Rocktober: 'The Girl Can't Help It' (1956)

Frank Tashlin started his career as an animator, and appropriately enough he directs live action a bit like it's the zany animation of the Warner Bros. shorts he worked on. The Girl Can't Help It is an amusing if sometimes sluggish comedy about a washed-up talent manager hired by a gangster to turn his girlfriend into a pop star. Naturally, the manager and the girlfriend fall in love, and the gangster is none too happy about it. The predictable story is paper-thin, but the appeal of The Girl Can't Help It comes from Tashlin's energetic style, which includes throwing in loads of performances by popular rock musicians of the time (Little Richard, Eddie Cochran, Fats Domino, Gene Vincent, etc.), as well as the vibrant colors and sometimes goofy set pieces that recall his animation work.

Star Jayne Mansfield is also essentially a human cartoon, one of the obvious precursors of Jessica Rabbit, and although she's known for not being an especially strong actress, she's perfect in the part of bubbly, naive Jerri Jordan, who really wants to settle down and get married instead of becoming a singing sensation.
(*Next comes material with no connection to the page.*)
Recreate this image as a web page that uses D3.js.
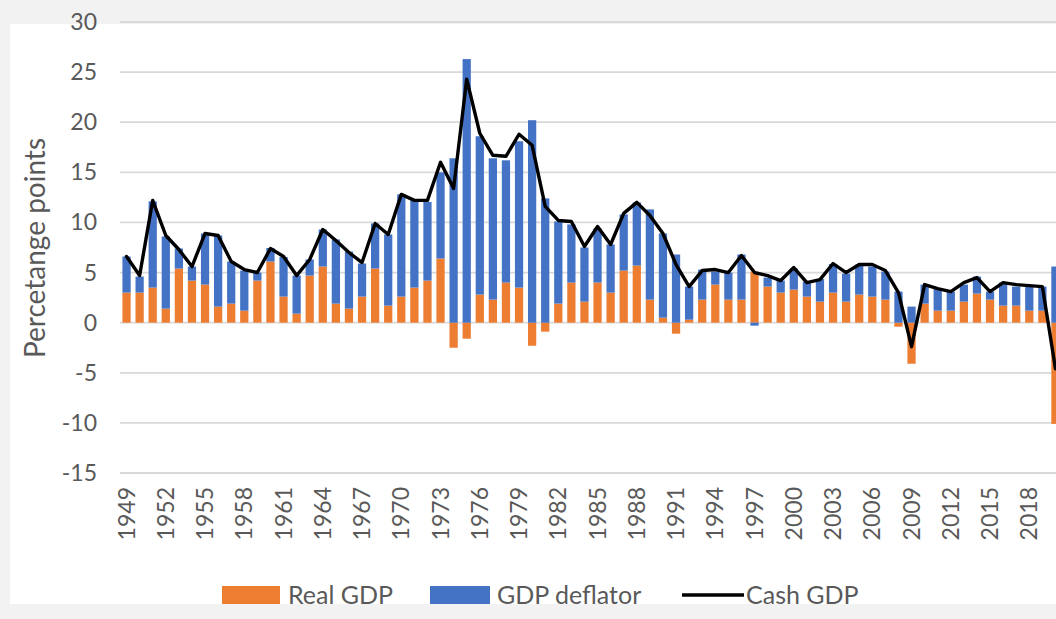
<!DOCTYPE html>
<html>
<head>
<meta charset="utf-8">
<script src="https://cdn.jsdelivr.net/npm/d3@7"></script>
<style>
  html, body { margin: 0; padding: 0; background: #f2f2f2; }
  svg { display: block; }
  text { font-family: Lato, "Open Sans", sans-serif; fill: #595959; }
</style>
</head>
<body>
<svg id="chart" width="1056" height="619"></svg>
<script>
const years = ["1949","1950","1951","1952","1953","1954","1955","1956","1957","1958",
  "1959","1960","1961","1962","1963","1964","1965","1966","1967","1968",
  "1969","1970","1971","1972","1973","1974","1975","1976","1977","1978",
  "1979","1980","1981","1982","1983","1984","1985","1986","1987","1988",
  "1989","1990","1991","1992","1993","1994","1995","1996","1997","1998",
  "1999","2000","2001","2002","2003","2004","2005","2006","2007","2008",
  "2009","2010","2011","2012","2013","2014","2015","2016","2017","2018",
  "2019","2020"];

const realGDP = [3.0,3.0,3.5,1.4,5.4,4.2,3.8,1.6,1.9,1.2,
  4.2,6.1,2.6,0.9,4.7,5.6,1.9,1.4,2.6,5.4,
  1.7,2.6,3.5,4.2,6.4,-2.5,-1.6,2.8,2.3,4.0,
  3.5,-2.3,-0.9,1.9,4.0,2.1,4.0,3.0,5.2,5.7,
  2.3,0.5,-1.1,0.3,2.3,3.8,2.3,2.3,5.1,3.6,
  3.0,3.3,2.6,2.1,3.0,2.1,2.8,2.6,2.3,-0.4,
  -4.1,1.9,1.2,1.2,2.1,2.9,2.3,1.7,1.7,1.2,
  1.2,-10.1];

const gdpDeflator = [3.6,1.6,8.6,7.2,2.0,1.4,5.1,7.1,4.2,4.0,
  0.8,1.35,3.95,3.8,1.6,3.7,6.4,5.7,3.3,4.5,
  7.1,10.2,8.7,7.85,8.6,16.4,26.3,15.8,14.1,12.2,
  14.6,20.2,12.4,8.2,5.8,5.4,5.4,4.8,5.6,6.3,
  9.0,8.4,6.8,3.3,3.0,1.3,2.7,4.5,-0.3,0.9,
  1.2,2.1,1.5,2.25,2.85,2.8,3.0,3.0,2.8,3.1,
  1.6,1.9,2.2,1.9,1.7,1.7,0.8,2.3,1.9,2.4,
  2.4,5.6];

const cashGDP = [6.6,4.7,12.2,8.7,7.3,5.6,8.9,8.7,6.1,5.3,
  5.0,7.4,6.6,4.7,6.3,9.3,8.2,7.0,6.0,9.9,
  8.8,12.8,12.2,12.2,16.0,13.4,24.3,18.9,16.7,16.6,
  18.8,17.7,11.6,10.2,10.1,7.6,9.6,7.8,10.9,12.0,
  10.7,8.9,5.8,3.6,5.2,5.3,5.0,6.7,5.0,4.7,
  4.2,5.5,4.0,4.3,5.9,5.0,5.8,5.8,5.2,3.0,
  -2.4,3.8,3.4,3.1,4.0,4.5,3.1,4.0,3.8,3.7,
  3.6,-4.6];

const yTicks = [-15,-10,-5,0,5,10,15,20,25,30];
const xTickLabels = ["1949","1952","1955","1958","1961","1964","1967","1970","1973","1976",
  "1979","1982","1985","1988","1991","1994","1997","2000","2003","2006","2009","2012","2015","2018"];

const seriesNames = ["Real GDP", "GDP deflator", "Cash GDP"];
const colors = { real: "#ED7D31", deflator: "#4472C4", cash: "#000000" };

const svg = d3.select("#chart");

// panel background
svg.append("rect").attr("x", 0).attr("y", 0).attr("width", 1056).attr("height", 619).attr("fill", "#f2f2f2");
svg.append("rect").attr("x", 10).attr("y", 24).attr("width", 1046).attr("height", 580).attr("fill", "#ffffff");

const x = d3.scaleBand().domain(years).range([120, 1062]).paddingInner(0.37).paddingOuter(0.185);
const y = d3.scaleLinear().domain([-15, 30]).range([473, 22]);

// gridlines
svg.append("g").selectAll("line").data(yTicks).join("line")
  .attr("x1", 120).attr("x2", 1062)
  .attr("y1", d => y(d)).attr("y2", d => y(d))
  .attr("stroke", "#d9d9d9").attr("stroke-width", 1.8);

// y tick labels
svg.append("g").selectAll("text").data(yTicks).join("text")
  .attr("x", 97).attr("y", d => y(d)).attr("dy", "0.35em")
  .attr("text-anchor", "end").attr("font-size", 23)
  .text(d => d);

// stacked bars
const rows = years.map((yr, i) => ({ year: yr, real: realGDP[i], deflator: gdpDeflator[i] }));
const stack = d3.stack().keys(["real", "deflator"]).offset(d3.stackOffsetDiverging);
const stacked = stack(rows);

svg.append("g").selectAll("g").data(stacked).join("g")
  .attr("fill", d => colors[d.key])
  .selectAll("rect").data(d => d).join("rect")
  .attr("x", d => x(d.data.year))
  .attr("width", x.bandwidth())
  .attr("y", d => y(Math.max(d[0], d[1])))
  .attr("height", d => Math.abs(y(d[0]) - y(d[1])));

// cash GDP line
const line = d3.line()
  .x((d, i) => x(years[i]) + x.bandwidth() / 2)
  .y(d => y(d));
svg.append("path").datum(cashGDP)
  .attr("d", line)
  .attr("fill", "none").attr("stroke", colors.cash)
  .attr("stroke-width", 3.4).attr("stroke-linejoin", "round").attr("stroke-linecap", "round");

// x labels
svg.append("g").selectAll("text").data(xTickLabels).join("text")
  .attr("transform", d => `translate(${x(d) + x.bandwidth() / 2},487) rotate(-90)`)
  .attr("dy", "0.35em")
  .attr("text-anchor", "end").attr("font-size", 23)
  .text(d => d);

// y-axis title
svg.append("text")
  .attr("transform", "translate(35,248) rotate(-90)")
  .attr("dy", "0.35em")
  .attr("text-anchor", "middle").attr("font-size", 28)
  .text("Percetange points");

// legend
const lg = svg.append("g");
lg.append("rect").attr("x", 222).attr("y", 586).attr("width", 58).attr("height", 18).attr("fill", colors.real);
lg.append("text").attr("x", 288).attr("y", 595).attr("dy", "0.35em").attr("font-size", 25).text(seriesNames[0]);
lg.append("rect").attr("x", 430).attr("y", 586).attr("width", 60).attr("height", 18).attr("fill", colors.deflator);
lg.append("text").attr("x", 497).attr("y", 595).attr("dy", "0.35em").attr("font-size", 25).text(seriesNames[1]);
lg.append("line").attr("x1", 682).attr("x2", 744).attr("y1", 595).attr("y2", 595).attr("stroke", colors.cash).attr("stroke-width", 3.4);
lg.append("text").attr("x", 746).attr("y", 595).attr("dy", "0.35em").attr("font-size", 25).text(seriesNames[2]);
</script>
</body>
</html>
Tashlin makes good use of Mansfield's, er, assets, and her somewhat confused demeanor and little-girl voice are perfect for the part of Jerri. Tom Ewell brings more grounded emotional realism to his role as manager Tom Miller, and Tashlin stages a wonderful sequence in which Tom imagines his ex singing to him in various outfits from various rooms of his house as he plays one of her records.

The musical performances, which are often inserted almost in their entirety with little plot relevance, are seriously impressive, and show an energy and intensity to early rock n' roll. Vincent's performance of "Be-Bop-a-Lula" is particularly electrifying, and Tashlin does a very good job of capturing the excitement and newness of rock n' roll without condescending to it, even though some of his characters clearly view the music with disdain. The Girl Can't Help It takes so many elements that people would have regarded as superficial (rock music, Mansfield, the influence of animation) and weaves them into something lively and very timely.